(with apologies to The Rolling Stones for the title...)
So a few weeks back when I was in Louisiana for the ABA's annual convention, my first trip was to Lake Fausse Point State Park. The trip started pretty well when the bus unloaded right under a cooperative Barred Owl- dang cool! Why are the birds seemingly so cooperative down south and so secretive up north?? Maybe has something to do with the subspecies?? Ned Brinkley mentioned that these southern birds have bare feet, while the northern ones have feathered footies. 'Ya learn something every day, especially when birding luminaries like Ned are around.
The highlight of the trip for me, though, was a Red-shouldered Hawk family nesting prominently in the middle of a groomed picnic area. Mom & dad were in attendance, taking turns bringing in leafy branches- an interesting behavior. At least one chick periodically peeked out from the nest, but I'm not sure of the count since I only saw one at a time. It was really neat to study these forest-loving birds in a fairly open setting- by far these were the best prolonged looks I've had of Red-shouldered Hawks. They seemed really pale, particularly in comparison to birds I saw in California last fall. In the Sibley guide these seemed closest to his illustration of Florida birds- I wonder if that subspecies or a similar one wraps around some into Southern Louisiana, or if they just show a lot of variation like many other buteos.

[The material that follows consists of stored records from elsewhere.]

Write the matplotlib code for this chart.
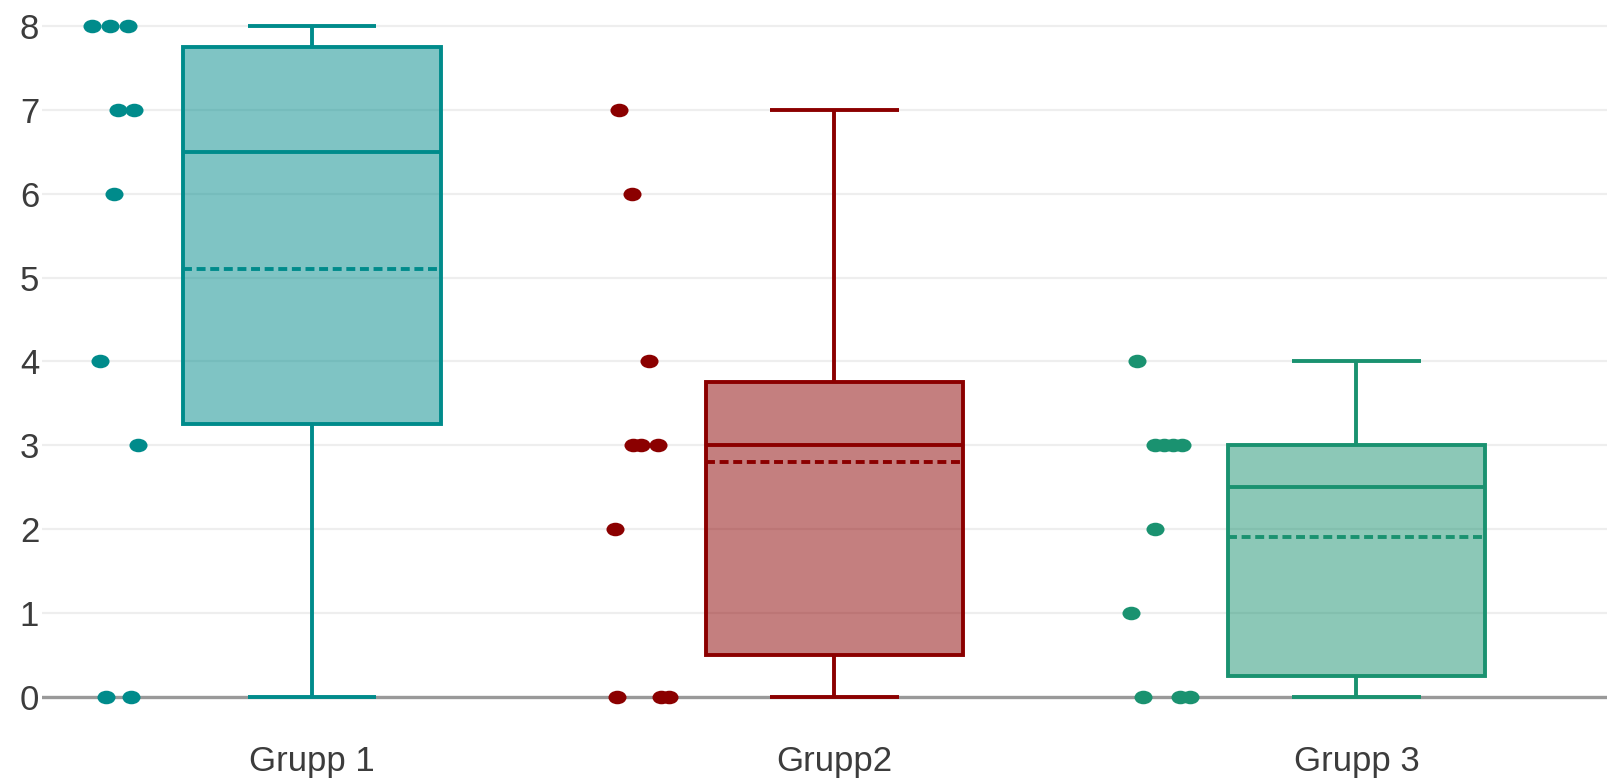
import matplotlib
matplotlib.use("Agg")
import matplotlib.pyplot as plt
from matplotlib.path import Path
from matplotlib.transforms import Affine2D
from matplotlib.colors import to_rgba

# ---- data ----
groups = ['Grupp 1', 'Grupp2', 'Grupp 3']
grupp1 = [8, 8, 8, 7, 7, 6, 4, 3, 0, 0]
grupp2 = [7, 6, 4, 3, 3, 3, 2, 0, 0, 0]
grupp3 = [4, 3, 3, 3, 3, 2, 1, 0, 0, 0]
y_ticks = [0, 1, 2, 3, 4, 5, 6, 7, 8]

# horizontal jitter of the shown points (offset from category centre)
jitter1 = [-0.422, -0.387, -0.352, -0.371, -0.341, -0.380, -0.406, -0.334, -0.394, -0.347]
jitter2 = [-0.412, -0.388, -0.355, -0.386, -0.370, -0.337, -0.420, -0.416, -0.332, -0.317]
jitter3 = [-0.421, -0.386, -0.369, -0.352, -0.335, -0.385, -0.431, -0.409, -0.337, -0.318]

colors = ['#008B8B', '#8B0000', '#1a9270']

plt.rcParams['font.family'] = ['Liberation Sans', 'DejaVu Sans']

W, H = 1608, 778
fig = plt.figure(figsize=(W / 100, H / 100), dpi=100)
ax = fig.add_axes([42 / W, (H - 722.7) / H, 1 - 42 / W, 722.7 / H])

data = [grupp1, grupp2, grupp3]
jitters = [jitter1, jitter2, jitter3]
positions = list(range(len(groups)))
lw = 2.8

bp = ax.boxplot(data, positions=positions, widths=0.493, whis=(0, 100),
                showmeans=True, meanline=True, patch_artist=True,
                showfliers=False, zorder=3)

for i, c in enumerate(colors):
    box = bp['boxes'][i]
    box.set_facecolor(to_rgba(c, 0.5))
    box.set_edgecolor(c)
    box.set_linewidth(lw)
    for key in ('whiskers', 'caps'):
        for ln in bp[key][2 * i:2 * i + 2]:
            ln.set_color(c)
            ln.set_linewidth(lw)
            ln.set_solid_capstyle('butt')
    bp['medians'][i].set_color(c)
    bp['medians'][i].set_linewidth(lw)
    m = bp['means'][i]
    m.set_color(c)
    m.set_linewidth(lw)
    m.set_linestyle((0, (2.3, 1.2)))

# elliptical dots
ell = Affine2D().scale(1.0, 0.75).transform_path(Path.unit_circle())
for i, (vals, jit, c) in enumerate(zip(data, jitters, colors)):
    xs = [positions[i] + j for j in jit]
    ax.plot(xs, vals, linestyle='none', marker=ell, markersize=13,
            markerfacecolor=c, markeredgecolor=c, markeredgewidth=0, zorder=4)

ax.axhline(0, color='#999999', lw=2.4, zorder=1.5)
ax.set_xlim(-0.517, 2.4816)
ax.set_ylim(-0.31, 8.31)
ax.set_yticks(y_ticks)
ax.set_yticklabels([str(t) for t in y_ticks])
ax.set_xticks(positions)
ax.set_xticklabels(groups)
ax.yaxis.grid(True, color='#eeeeee', lw=1.6)
ax.set_axisbelow(True)
for s in ax.spines.values():
    s.set_visible(False)
ax.tick_params(axis='both', length=0, labelsize=25, labelcolor='#3c3c3c')
ax.tick_params(axis='y', pad=2)
ax.tick_params(axis='x', pad=16)

fig.savefig('out.png', dpi=100)
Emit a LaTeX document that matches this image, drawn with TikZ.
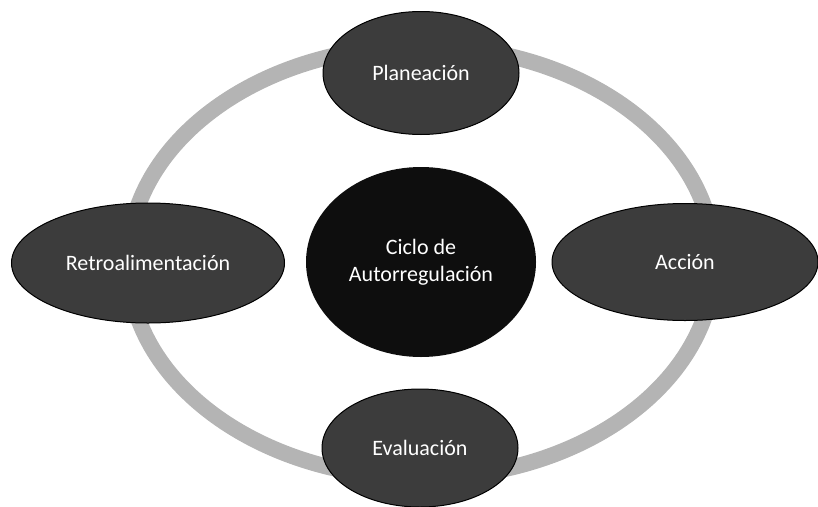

One of the adults took a break, perching in another tree near the nest. Apparently, this was some kind of social gaffe in the eyes of this Blue-gray Gnatcatcher. Taking umbrage that the hawk was in its tree, the wee gnatcatcher dive-bombed the hawk, even making contact with the hawk's crown on the most daring dives. The hawk reacted by totally ignoring its diminutive tormentor, dozing lightly, peering about, and preening throughout the sporadic attacks. The gnatcatcher didn't relax, though, insisting on staring down the hawk from a nearby elevated perch when it wasn't in active attack mode.
All of this was fine and dandy, but then the icing on the cake came when one of the adults approached the nest calling loudly and carrying a snake. Fortunately, it detoured to another tree, maybe awaiting clearance for its final approach. The delay let me run (literally) down the road a bit in anticipation of the bird flying across to its nest, getting the sun behind me. There wasn't anything I could do about the overcast sky, but I was pretty darned pleased with the result. My naturalist friends tell me that this is a Rough Green Snake. It might be my favorite picture so far from 2007.